Now if moderation means moving on with wise restraint and calm reasonableness, then moderation is a great virtue that all men of goodwill must seek to achieve in this tense period of transition. But if moderation mean slowing up in the move for justice and capitulating to the whims and caprices of the guardians of the deadening status quo, then moderation is a tragic vice which all men of goodwill must condemn.

We must continue to move on, our self-respect is at stake. The prestige of our nation is at stake. Civil rights is an eternal moral issue which may well determine the destiny of our civilization and the ideological struggle with communism. We must keep moving with wise restraint and love and with proper discipline and dignity.

Modern psychology has a word that is probably used more now than any other word. And it is the word maladjusted. Now we should all seek to live a well-adjusted life, in order to avoid neurotic and schizophrenic personalities. But there are some things within our social order to which I am proud to be maladjusted and to which I call upon you to be maladjusted.

I never intended to adjust myself to segregation and discrimination. I never intend to adjust myself to mob rule. I never intend to adjust myself to the tragic effects of the methods of physical violence and to tragic militarism. I call upon you to be maladjusted to such things. I call upon you to be as maladjusted to such things.

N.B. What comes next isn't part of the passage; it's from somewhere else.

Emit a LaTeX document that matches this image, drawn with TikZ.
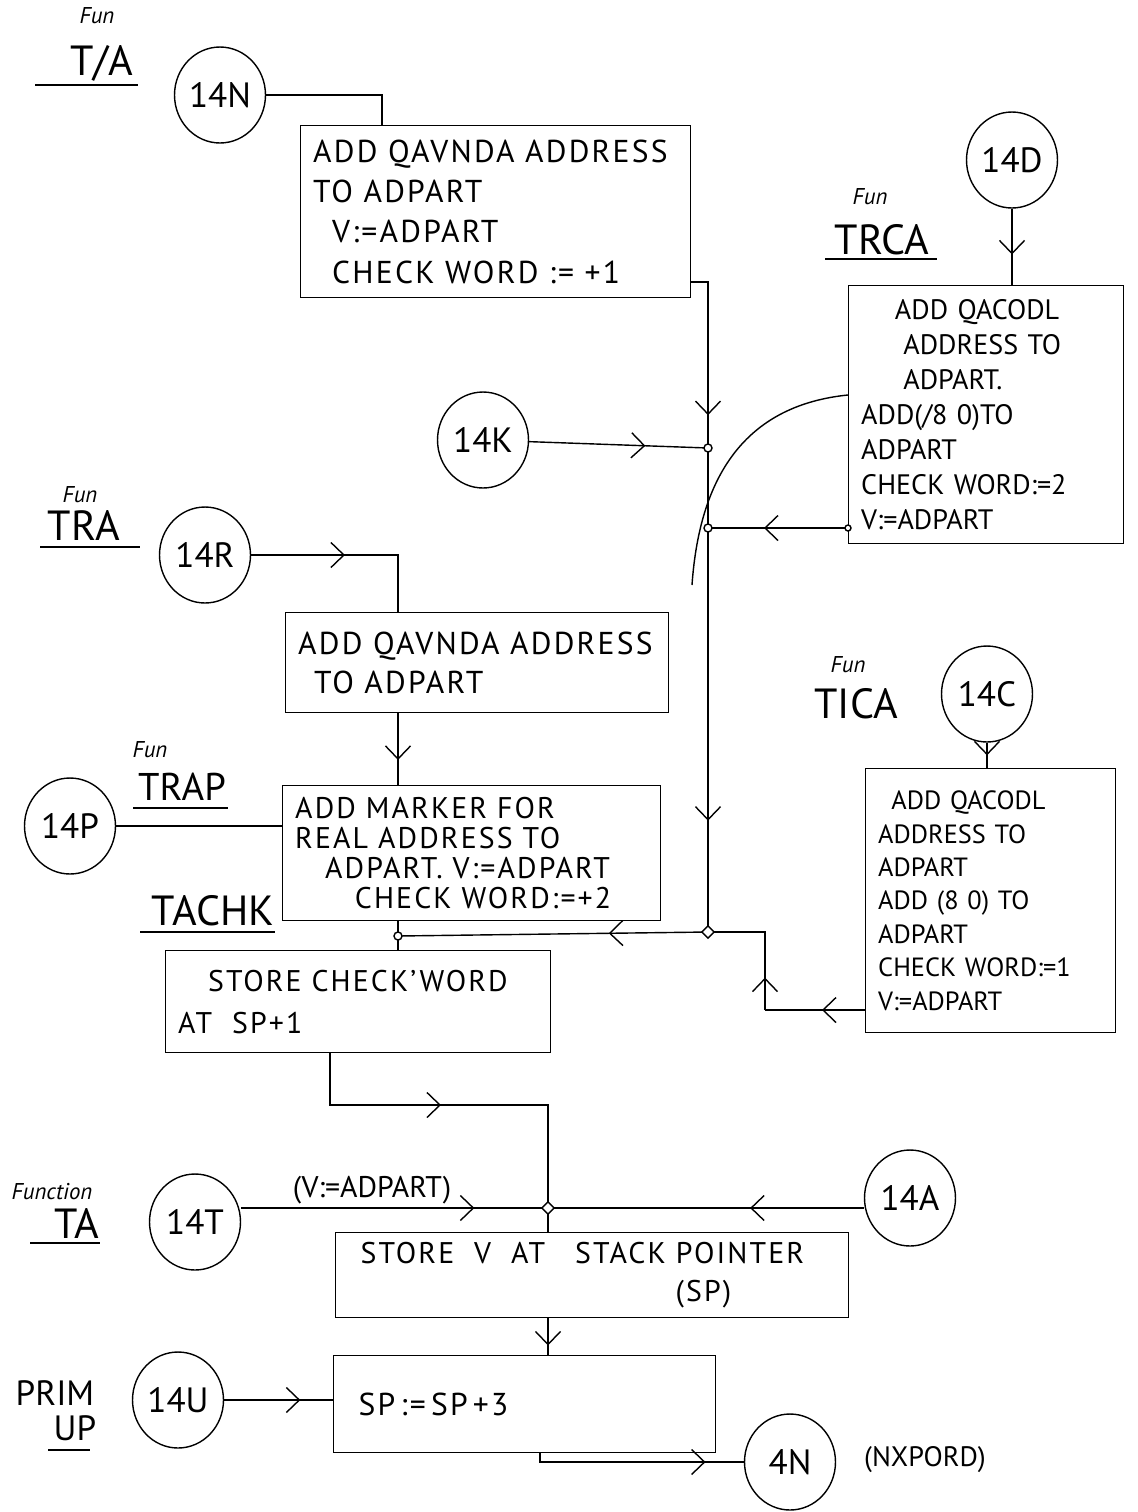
\documentclass[tikz,border=0pt]{standalone}
\usepackage{fontspec}
\setmainfont{PT Sans}
\newfontfamily\hand[LetterSpace=7]{PT Sans}
\usetikzlibrary{arrows.meta,positioning,calc,decorations.markings,shapes.geometric}
\begin{document}
\begin{tikzpicture}[x=0.02cm,y=-0.02cm,line width=0.8pt,
box/.style={draw,rectangle,anchor=north west,inner xsep=2.5mm,inner ysep=1mm,align=left},
conn/.style={draw,ellipse,minimum width=1.82cm,minimum height=1.92cm,inner sep=0pt,font=\fontsize{20}{24}\selectfont},
fun/.style={font=\fontsize{13}{15}\selectfont\itshape},
ttl/.style={font=\fontsize{24}{28}\selectfont,inner sep=0pt,anchor=base},
jdot/.style={draw,circle,fill=white,inner sep=0pt,minimum size=1.6mm},
jdia/.style={draw,diamond,fill=white,inner sep=0pt,minimum size=2.6mm},
arr/.style={postaction={decorate,decoration={markings,mark=at position #1 with {\arrow{Straight Barb[length=2.6mm,width=5mm]}}}}}]
\useasboundingbox (0,0) rectangle (1137,1512);
\node[fun] (fTIA) at (97,16) {Fun};
\node[ttl] (tTIA) at (102,75) {T/A};
\draw (tTIA.base) ++(-67,10) -- ++(103,0);
\node[fun] (fTRCA) at (870,197) {Fun};
\node[ttl] (tTRCA) at (882,254) {TRCA};
\draw (tTRCA.base) ++(-57,5) -- ++(112,0);
\node[fun] (fTRA) at (80,495) {Fun};
\node[ttl] (tTRA) at (84,540) {TRA};
\draw (tTRA.base) ++(-44,7) -- ++(100,0);
\node[fun] (fTRAP) at (150,750) {Fun};
\node[ttl,font=\fontsize{22}{26}\selectfont] (tTRAP) at (182,800) {TRAP};
\draw (tTRAP.base) ++(-49,8) -- ++(95,0);
\node[ttl] (tTACHK) at (213,925) {TACHK};
\draw (tTACHK.base) ++(-73,7) -- ++(135,0);
\node[fun] (fTICA) at (848,665) {Fun};
\node[ttl] (tTICA) at (856,718) {TICA};
\node[fun] (fTA) at (52,1192) {Function};
\node[ttl] (tTA) at (77,1238) {TA};
\draw (tTA.base) ++(-47,5) -- ++(70,0);
\node[ttl,font=\fontsize{20}{24}\selectfont] (tPRIM) at (55,1405) {PRIM};
\node[ttl,font=\fontsize{20}{24}\selectfont] (tUP) at (75,1440) {UP};
\draw (tUP.base) ++(-27,10) -- ++(42,0);
\node[conn] (n14N) at (220,95) {14N};
\node[conn] (n14D) at (1012,160) {14D};
\node[conn] (n14K) at (483,440) {14K};
\node[conn] (n14R) at (205,555) {14R};
\node[conn] (n14C) at (987,694) {14C};
\node[conn] (n14P) at (70,826) {14P};
\node[conn] (n14T) at (195,1222) {14T};
\node[conn] (n14A) at (910,1198) {14A};
\node[conn] (n14U) at (178,1400) {14U};
\node[conn] (n4N) at (790,1462) {4N};
\node[box,minimum width=7.8cm,minimum height=3.44cm,text width=7.3cm,font=\hand\fontsize{18}{23}\selectfont] (addq) at (300,125) {ADD QAVNDA ADDRESS\\TO ADPART\\\hspace{0.6em}V:=ADPART\\\hspace{0.6em}CHECK WORD := +1};
\node[box,minimum width=5.5cm,minimum height=5.16cm,text width=5cm,font=\fontsize{16}{20}\selectfont] (trca) at (848,285) {\hspace{1.2em}ADD QACODL\\\hspace{1.5em}ADDRESS TO\\\hspace{1.5em}ADPART.\\ADD(/8 0)TO\\ADPART\\CHECK WORD:=2\\V:=ADPART};
\node[box,minimum width=7.66cm,minimum height=2cm,text width=7.16cm,font=\hand\fontsize{18}{22}\selectfont] (addr) at (285,612) {ADD QAVNDA ADDRESS\\\hspace{0.5em}TO ADPART};
\node[box,minimum width=7.56cm,minimum height=2.7cm,text width=7.06cm,font=\hand\fontsize{17}{17}\selectfont] (mark) at (282,785) {ADD MARKER FOR\\REAL ADDRESS TO\\\hspace{1em}ADPART. V:=ADPART\\\hspace{2em}CHECK WORD:=+2};
\node[box,minimum width=5cm,minimum height=5.28cm,text width=4.5cm,font=\fontsize{15}{19}\selectfont] (tica) at (865,768) {\hspace{0.5em}ADD QACODL\\ADDRESS TO\\ADPART\\ADD (8 0) TO\\ADPART\\CHECK WORD:=1\\V:=ADPART};
\node[box,minimum width=7.7cm,minimum height=2.04cm,text width=7.2cm,font=\hand\fontsize{17}{24}\selectfont] (chk) at (165,950) {\hspace{1em}STORE CHECK’WORD\\AT\ \ SP+1};
\node[box,minimum width=10.26cm,minimum height=1.7cm,text width=9.26cm,inner xsep=5mm,font=\hand\fontsize{17}{22}\selectfont] (stv) at (335,1232) {STORE\ \ V\ \ AT\quad STACK POINTER\\\hspace*{6.3cm}(SP)};
\node[box,minimum width=7.64cm,minimum height=1.94cm,text width=6.64cm,inner xsep=5mm,font=\hand\fontsize{18}{22}\selectfont] (spinc) at (333,1355) {SP\,:=\,SP\,+3\\[5mm]};
\node[font=\fontsize{17}{20}\selectfont] (lvad) at (372,1190) {(V:=ADPART)};
\node[font=\fontsize{16}{20}\selectfont] (lnx) at (925,1460) {(NXPORD)};
\coordinate (m0) at (708,282);
\coordinate (jK) at (708,448);
\coordinate (jD) at (708,528);
\coordinate (jM) at (708,932);
\coordinate (jC) at (398,936);
\coordinate (cT) at (765,932);
\coordinate (cB) at (765,1010);
\coordinate (jT) at (548,1208);
\coordinate (cS) at (548,1105);
\coordinate (cvB) at (692,585);
\draw (n14N.east) -| ([xshift=1.64cm]addq.north west);
\draw[arr=0.82] (addq.east |- m0) -- (m0) -- (jK);
\draw[arr=0.77] (jK) -- (jM);
\draw[arr=0.65] (n14K) -- (jK);
\draw[arr=0.6] (trca.west |- jD) -- (jD);
\draw[arr=0.6] (n14D) -- (n14D |- trca.north);
\draw ([yshift=-2.2cm]trca.north west) .. controls (750,405) and (700,470) .. (cvB);
\draw[arr=0.46] (n14R.east) -| ([xshift=2.26cm]addr.north west);
\draw[arr=0.65] (addr.south -| jC) -- (mark.north -| jC);
\draw (n14P) -- (mark.west |- n14P);
\draw (mark.south -| jC) -- (chk.north -| jC);
\draw[arr=0.32] (jM) -- (jC);
\draw[arr=0.43] (tica.west |- cB) -- (cB);
\draw[arr=0.24] (cB) -- (cT) -- (jM);
\draw[arr=0.5] (n14C) -- (n14C |- tica.north);
\draw[arr=0.41] ([xshift=3.3cm]chk.south west) |- (cS) -- (stv.north -| cS);
\draw[arr=0.76] (n14T.east |- jT) -- (jT);
\draw[arr=0.36] (n14A.west |- jT) -- (jT);
\draw[arr=0.74] (stv.south -| jT) -- (spinc.north -| jT);
\draw[arr=0.7] (n14U) -- (spinc.west |- n14U);
\draw[arr=0.82] ([xshift=4.14cm]spinc.south west) |- (n4N.west);
\node[jdot] (dK) at (jK) {};
\node[jdot] (dD) at (jD) {};
\node[jdot,minimum size=1.2mm] (dDs) at (trca.west |- jD) {};
\node[jdia] (dM) at (jM) {};
\node[jdot] (dC) at (jC) {};
\node[jdia] (dT) at (jT) {};
\end{tikzpicture}
\end{document}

I call upon you to be as maladjusted as Amos, who in the midst of the injustices of his day, cried out in the words that echo across the generation “let judgment roll down the waters and righteousness like a mighty stream”; as maladjusted as Abraham Lincoln, who had the vision to see that this nation could not exist half-slave and half-free; as maladjusted as Jefferson, who in the midst of an age amazingly adjusted to slavery could cry out “all men are created equal and endowed by their Creator with certain inalienable rights, that among these are life, liberty, and the pursuit of happiness”; as maladjusted as Jesus of Nazareth, who dreamed a dream of the fatherhood of God and the brotherhood of man.

God grant that we’ll be so maladjusted that we will be able to go out and change our world and change our civilization. And then we will be able to move from the bleak and desolate midnight of man’s inhumanity to man to the bright and glittering daybreak of freedom and justice.